▸ **What needs to be done**
From the first line of the data below through the line bearing "y_ticks = [0, 20, 40, 60, 80, 100, 120]", reproduce each line exactly; do not include pictures.

▸ **Data excerpts**
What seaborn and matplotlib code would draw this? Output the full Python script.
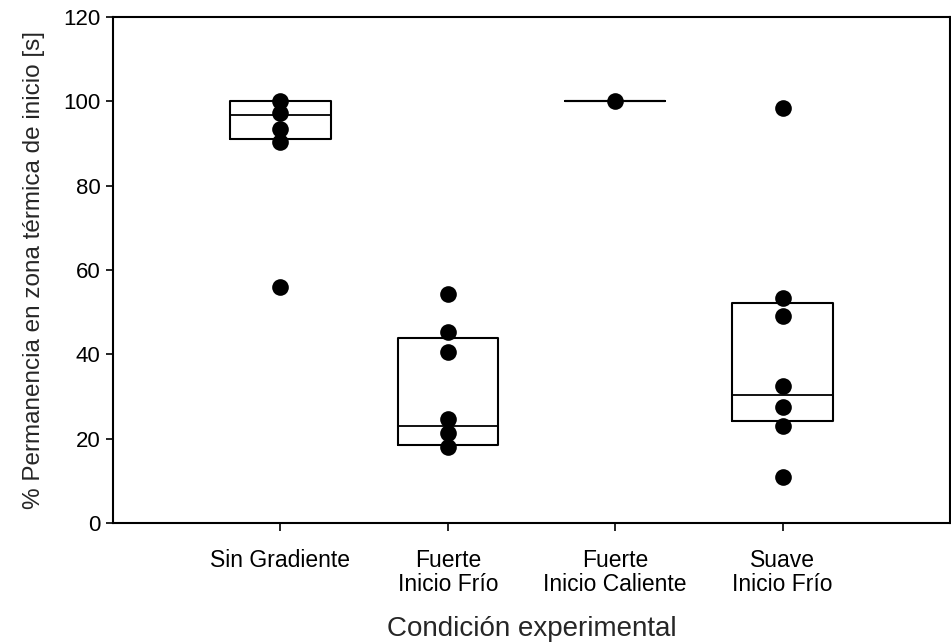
# -*- coding: utf-8 -*-
"""
Permanencia en zona térmica de inicio por condición experimental.
Cajas (percentiles 25/50/75) con los valores individuales encima.
"""

import matplotlib
matplotlib.use("Agg")
import numpy as np
import pandas as pd
import matplotlib.pyplot as plt
import seaborn as sns

conditions = [
    "Sin Gradiente",
    "Fuerte\nInicio Frío",
    "Fuerte\nInicio Caliente",
    "Suave\nInicio Frío",
]

# individual values
sin_gradiente = [100.0, 97.2, 93.4, 90.3, 55.9]
fuerte_frio = [54.2, 45.2, 40.6, 24.6, 21.4, 18.1]
fuerte_caliente = [100.0]
suave_frio = [98.5, 53.3, 49.2, 32.6, 27.6, 23.0, 11.0]

# box statistics as drawn in the original (no whiskers)
box_q1 = [91.0, 18.5, 100.0, 24.2]
box_median = [96.8, 23.0, 100.0, 30.4]
box_q3 = [100.1, 43.9, 100.0, 52.2]

y_ticks = [0, 20, 40, 60, 80, 100, 120]


def build_frame() -> pd.DataFrame:
    """Long-format table of the individual points."""
    groups = [sin_gradiente, fuerte_frio, fuerte_caliente, suave_frio]
    rows = []
    for cond, values in zip(conditions, groups):
        for v in values:
            rows.append({"condicion": cond, "permanencia": v})
    return pd.DataFrame(rows)


def plot(df: pd.DataFrame, save_path: str = "out.png") -> None:
    sns.set_style("ticks")
    plt.rcParams["font.family"] = ["Liberation Sans", "DejaVu Sans"]

    fig = plt.figure(figsize=(9.51, 6.44), dpi=100)
    ax = fig.add_axes([0.1188, 0.1879, 0.8802, 0.7857])

    stats = []
    for q1, med, q3 in zip(box_q1, box_median, box_q3):
        stats.append({"q1": q1, "med": med, "q3": q3,
                      "whislo": q1, "whishi": q3, "fliers": []})
    ax.bxp(
        stats,
        positions=np.arange(len(conditions)),
        widths=0.6,
        showcaps=False,
        showfliers=False,
        manage_ticks=False,
        boxprops={"color": "black", "linewidth": 1.5},
        medianprops={"color": "black", "linewidth": 1.3},
        whiskerprops={"linewidth": 0},
        zorder=2,
    )

    sns.stripplot(
        data=df,
        x="condicion",
        y="permanencia",
        order=conditions,
        jitter=False,
        color="black",
        size=12,
        linewidth=0,
        zorder=3,
        ax=ax,
    )

    ax.set_xlim(-1.0, 4.0)
    ax.set_ylim(0, 120)
    ax.set_yticks(y_ticks)
    ax.set_xticks(range(len(conditions)))
    ax.set_xticklabels(conditions, linespacing=1.05)

    for side in ["left", "right", "top", "bottom"]:
        ax.spines[side].set_visible(True)
        ax.spines[side].set_linewidth(1.5)
        ax.spines[side].set_color("black")

    ax.tick_params(axis="y", direction="out", length=5, width=1.2,
                   labelsize=16, pad=4, colors="black")
    ax.tick_params(axis="x", direction="out", length=6, width=1.2,
                   labelsize=16.5, pad=13, colors="black")

    ax.set_xlabel("Condición experimental", fontsize=20, labelpad=14)
    ax.set_ylabel("% Permanencia en zona térmica de inicio [s]", fontsize=17.5,
                  labelpad=13)

    fig.savefig(save_path, dpi=100, facecolor="white")
    plt.close(fig)


def main():
    df = build_frame()
    plot(df)


if __name__ == "__main__":
    main()
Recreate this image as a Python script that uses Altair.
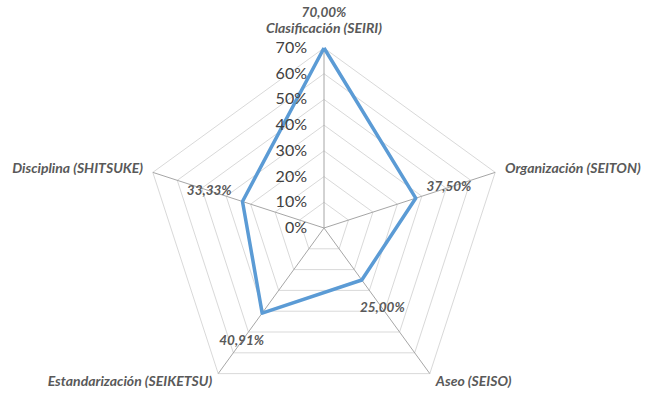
import altair as alt
import pandas as pd

categories = ["Clasificación (SEIRI)", "Organización (SEITON)", "Aseo (SEISO)",
              "Estandarización (SEIKETSU)", "Disciplina (SHITSUKE)"]
values = [70.00, 37.50, 25.00, 40.91, 33.33]
levels = [0, 10, 20, 30, 40, 50, 60, 70]
tick_labels = ["0%", "10%", "20%", "30%", "40%", "50%", "60%", "70%"]

n = len(categories)
series_df = pd.DataFrame({
    "i": list(range(n)) + [0],
    "o": list(range(n + 1)),
    "cat": categories + [categories[0]],
    "v": values + [values[0]],
})
grid_df = pd.DataFrame([
    {"level": lv, "i": k % n, "o": k}
    for lv in levels[1:] for k in range(n + 1)
])
spoke_df = pd.DataFrame({"i": list(range(n)), "cat": categories, "r": [max(levels)] * n})
tick_df = pd.DataFrame({"level": levels, "lab": tick_labels})

ANG = "PI/2 - datum.i*2*PI/5"
xs = alt.Scale(domain=[-126.0, 124.83], nice=False, zero=False)
ys = alt.Scale(domain=[-64.17, 88.67], nice=False, zero=False)


def X(f):
    return alt.X(f, type="quantitative", scale=xs, axis=None)


def Y(f):
    return alt.Y(f, type="quantitative", scale=ys, axis=None)


grid = alt.Chart(grid_df).transform_calculate(
    x=f"datum.level*cos({ANG})", y=f"datum.level*sin({ANG})"
).mark_line(color="#d9d9d9", strokeWidth=1).encode(
    x=X("x"), y=Y("y"), detail="level:N", order="o:Q"
)

spokes = alt.Chart(spoke_df).transform_calculate(
    x=f"datum.r*cos({ANG})", y=f"datum.r*sin({ANG})", x0="0", y0="0"
).mark_rule(color="#a6a6a6", strokeWidth=1).encode(
    x=X("x0"), y=Y("y0"), x2="x:Q", y2="y:Q"
)

line = alt.Chart(series_df).transform_calculate(
    x=f"datum.v*cos({ANG})", y=f"datum.v*sin({ANG})"
).mark_line(color="#5b9bd5", strokeWidth=3.5, strokeJoin="round").encode(
    x=X("x"), y=Y("y"), order="o:Q"
)

ticks = alt.Chart(tick_df).transform_calculate(
    x="0", y="datum.level"
).mark_text(align="right", baseline="middle", dx=-17, fontSize=16,
            font="Lato", color="#404040").encode(
    x=X("x"), y=Y("y"), text="lab:N"
)

vlabels = alt.Chart(series_df[series_df["o"] < n]).transform_calculate(
    x=f"(datum.v+13.6)*cos({ANG})", y=f"(datum.v+13.6)*sin({ANG})",
    t="replace(format(datum.v, '.2f'), '.', ',') + '%'"
).mark_text(align="center", baseline="middle", fontSize=13.5, font="Lato",
            fontStyle="italic", fontWeight="bold", color="#595959").encode(
    x=X("x"), y=Y("y"), text="t:N"
)

cat_base = alt.Chart(spoke_df).transform_calculate(
    x=f"74*cos({ANG})", y=f"74*sin({ANG})"
)
cat_style = dict(fontSize=14, font="Lato", fontStyle="italic", fontWeight="bold", color="#595959")
cat_top = cat_base.transform_filter("abs(datum.x) < 1").mark_text(
    align="center", baseline="bottom", dy=-2, **cat_style
).encode(x=X("x"), y=Y("y"), text="cat:N")
cat_right = cat_base.transform_filter("datum.x >= 1").mark_text(
    align="left", baseline="middle", **cat_style
).encode(x=X("x"), y=Y("y"), text="cat:N")
cat_left = cat_base.transform_filter("datum.x <= -1").mark_text(
    align="right", baseline="middle", **cat_style
).encode(x=X("x"), y=Y("y"), text="cat:N")

chart = alt.layer(grid, spokes, line, ticks, vlabels, cat_top, cat_right, cat_left).properties(
    width=645, height=393, padding=0,
    autosize=alt.AutoSizeParams(type="none"),
    background="white",
).configure_view(stroke=None)

chart.save("out.html", embed_options={"renderer": "svg", "actions": False})
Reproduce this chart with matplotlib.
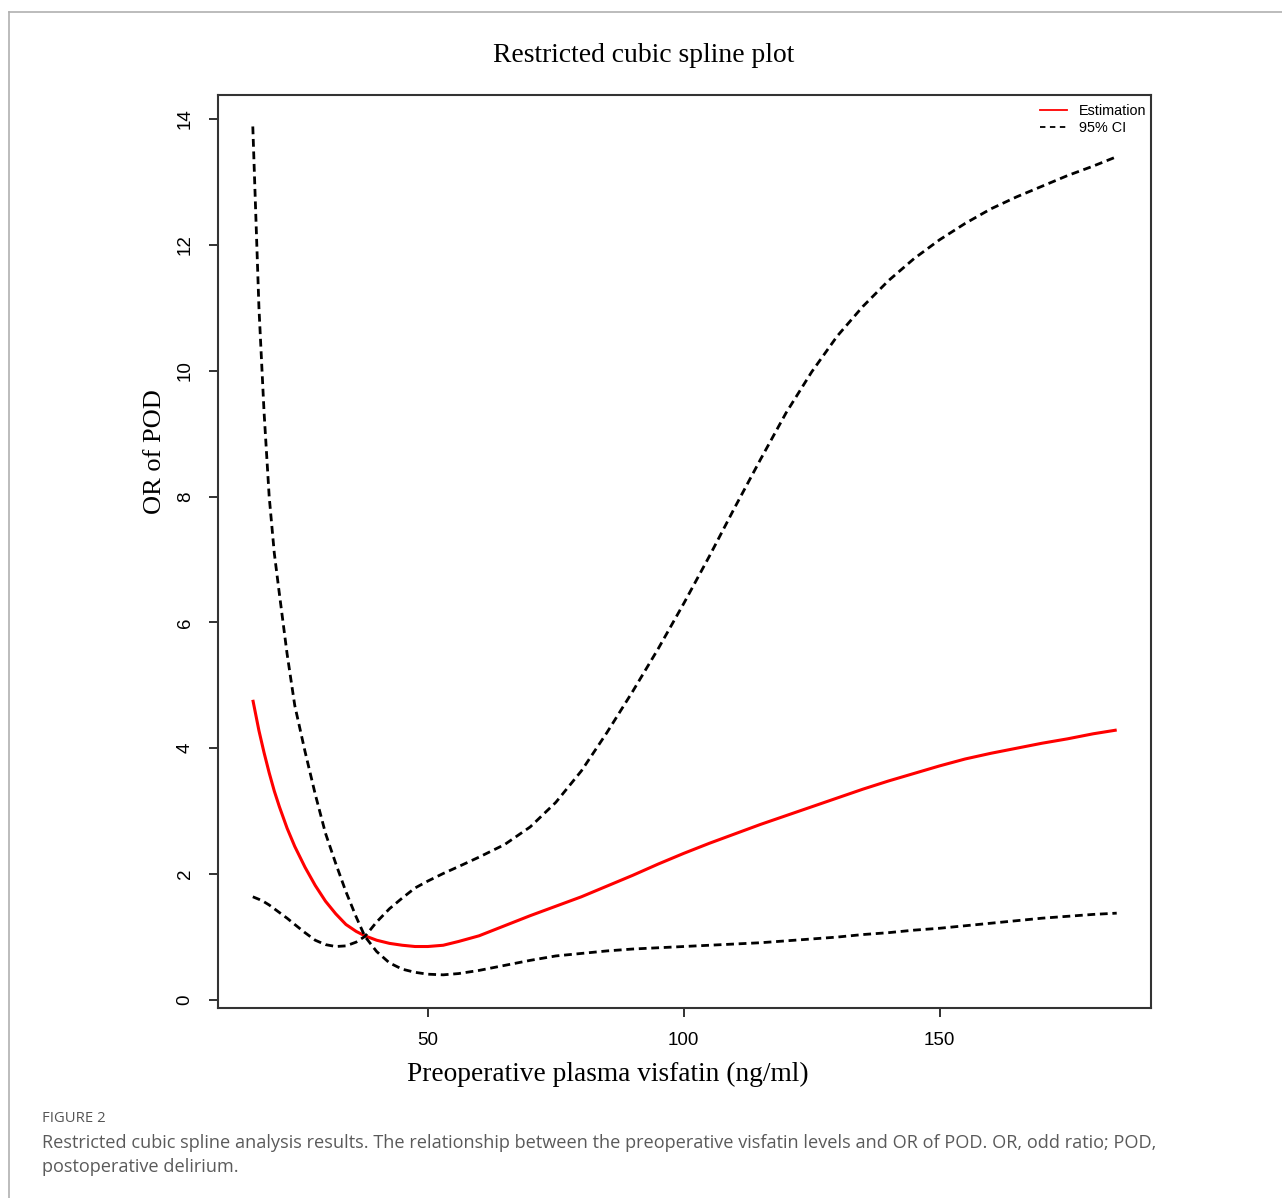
import matplotlib
matplotlib.use("Agg")
import matplotlib.pyplot as plt
from matplotlib.lines import Line2D

# visfatin (ng/ml)
visfatin = [15.8, 17, 18, 19, 20, 21, 22.5, 24, 26, 28, 30, 32, 34, 36, 37.7,
            40, 42.5, 45, 47.5, 50, 53, 56, 60, 65, 70, 75, 80, 85, 90, 95,
            100, 105, 110, 115, 120, 125, 130, 135, 140, 145, 150, 155, 160,
            165, 170, 175, 180, 184.6]

# OR estimate (red curve)
or_est = [4.77, 4.28, 3.93, 3.61, 3.32, 3.07, 2.73, 2.44, 2.11, 1.82, 1.57,
          1.37, 1.20, 1.09, 1.02, 0.95, 0.90, 0.87, 0.85, 0.85, 0.87, 0.93,
          1.02, 1.18, 1.34, 1.49, 1.64, 1.81, 1.98, 2.16, 2.33, 2.49, 2.64,
          2.79, 2.93, 3.07, 3.21, 3.35, 3.48, 3.60, 3.72, 3.83, 3.92, 4.00,
          4.08, 4.15, 4.23, 4.29]

# dashed CI line that starts high and ends low
ci_line_a = [13.88, 11.0, 9.34, 8.0, 7.1, 6.45, 5.5, 4.68, 3.95, 3.27, 2.65,
             2.17, 1.72, 1.32, 1.01, 0.77, 0.59, 0.49, 0.44, 0.41, 0.40, 0.42,
             0.47, 0.55, 0.63, 0.70, 0.74, 0.78, 0.81, 0.83, 0.85, 0.87, 0.89,
             0.91, 0.94, 0.97, 1.00, 1.04, 1.07, 1.11, 1.14, 1.18, 1.22, 1.26,
             1.30, 1.33, 1.36, 1.38]

# dashed CI line that starts low and ends high
ci_line_b = [1.64, 1.60, 1.56, 1.51, 1.45, 1.39, 1.30, 1.20, 1.07, 0.95, 0.88,
             0.85, 0.86, 0.92, 1.01, 1.24, 1.45, 1.62, 1.78, 1.89, 2.01, 2.12,
             2.27, 2.47, 2.75, 3.14, 3.64, 4.25, 4.90, 5.58, 6.30, 7.05, 7.83,
             8.59, 9.33, 9.98, 10.55, 11.02, 11.43, 11.78, 12.08, 12.34, 12.57,
             12.76, 12.93, 13.10, 13.25, 13.40]

x_ticks = [50, 100, 150]
y_ticks = [0, 2, 4, 6, 8, 10, 12, 14]

W, H = 1282, 1198
fig = plt.figure(figsize=(W / 100, H / 100), dpi=100)

# card border (top and left only)
fig.add_artist(Line2D([9 / W, 1], [1 - 12 / H, 1 - 12 / H], transform=fig.transFigure,
                      color="#b0b0b0", lw=1.2))
fig.add_artist(Line2D([9 / W, 9 / W], [0, 1 - 12 / H], transform=fig.transFigure,
                      color="#b0b0b0", lw=1.2))

ax = fig.add_axes([218 / W, 1 - 1008 / H, (1151 - 218) / W, (1008 - 95) / H])

ax.plot(visfatin, or_est, color="red", lw=2.2, solid_capstyle="butt")
ax.plot(visfatin, ci_line_a, color="black", lw=2.0, dashes=(2.8, 1.7))
ax.plot(visfatin, ci_line_b, color="black", lw=2.0, dashes=(2.8, 1.7))

ax.set_xlim(9.0, 191.3)
ax.set_ylim(-0.127, 14.38)
ax.set_xticks(x_ticks)
ax.set_yticks(y_ticks)

for s in ax.spines.values():
    s.set_linewidth(1.5)
    s.set_color("#333333")

tick_font = {"family": "Liberation Sans", "size": 13.5}
ax.tick_params(axis="both", length=6.5, width=1.3, color="#222222")
ax.tick_params(axis="x", pad=11)
ax.tick_params(axis="y", pad=11)
ax.set_xticklabels([str(t) for t in x_ticks], fontdict=tick_font)
ax.set_yticklabels([str(t) for t in y_ticks], fontdict=tick_font,
                   rotation=90, va="center")

serif = "Liberation Serif"
ax.set_xlabel("Preoperative plasma visfatin (ng/ml)", family=serif, fontsize=19.7)
ax.xaxis.set_label_coords((608 - 218) / 933, (1008 - 1074) / 913)
ax.xaxis.label.set_va("center")
ax.set_ylabel("OR of POD", family=serif, fontsize=19)
ax.yaxis.set_label_coords((155 - 218) / 933, (1008 - 452) / 913)
ax.yaxis.label.set_va("center")

fig.text(644 / W, 1 - 55 / H, "Restricted cubic spline plot", family=serif,
         fontsize=19.9, ha="center", va="center")

handles = [Line2D([], [], color="red", lw=1.3),
           Line2D([], [], color="black", lw=1.3, dashes=(3, 2.5))]
ax.legend(handles, ["Estimation", "95% CI"], loc="upper right",
          bbox_to_anchor=(1.005, 1.0), frameon=False, borderaxespad=0.35,
          borderpad=0.3, handlelength=1.9, handletextpad=0.8, labelspacing=0.2,
          prop={"family": "Liberation Sans", "size": 10.4})

# caption
cap_font = "Open Sans"
fig.text(42 / W, 1 - 1118 / H, "FIGURE 2", family=cap_font, fontsize=10.7,
         color="#555555", ha="left", va="center")
fig.text(42 / W, 1 - 1143 / H,
         "Restricted cubic spline analysis results. The relationship between the "
         "preoperative visfatin levels and OR of POD. OR, odd ratio; POD,",
         family=cap_font, fontsize=13.1, color="#5a5a5a", ha="left", va="center")
fig.text(42 / W, 1 - 1167 / H, "postoperative delirium.", family=cap_font,
         fontsize=13.1, color="#5a5a5a", ha="left", va="center")

fig.savefig("out.png", dpi=100)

▸ **Response below**
What seaborn and matplotlib code would draw this? Output the full Python script.
# -*- coding: utf-8 -*-
"""
Permanencia en zona térmica de inicio por condición experimental.
Cajas (percentiles 25/50/75) con los valores individuales encima.
"""

import matplotlib
matplotlib.use("Agg")
import numpy as np
import pandas as pd
import matplotlib.pyplot as plt
import seaborn as sns

conditions = [
    "Sin Gradiente",
    "Fuerte\nInicio Frío",
    "Fuerte\nInicio Caliente",
    "Suave\nInicio Frío",
]

# individual values
sin_gradiente = [100.0, 97.2, 93.4, 90.3, 55.9]
fuerte_frio = [54.2, 45.2, 40.6, 24.6, 21.4, 18.1]
fuerte_caliente = [100.0]
suave_frio = [98.5, 53.3, 49.2, 32.6, 27.6, 23.0, 11.0]

# box statistics as drawn in the original (no whiskers)
box_q1 = [91.0, 18.5, 100.0, 24.2]
box_median = [96.8, 23.0, 100.0, 30.4]
box_q3 = [100.1, 43.9, 100.0, 52.2]

y_ticks = [0, 20, 40, 60, 80, 100, 120]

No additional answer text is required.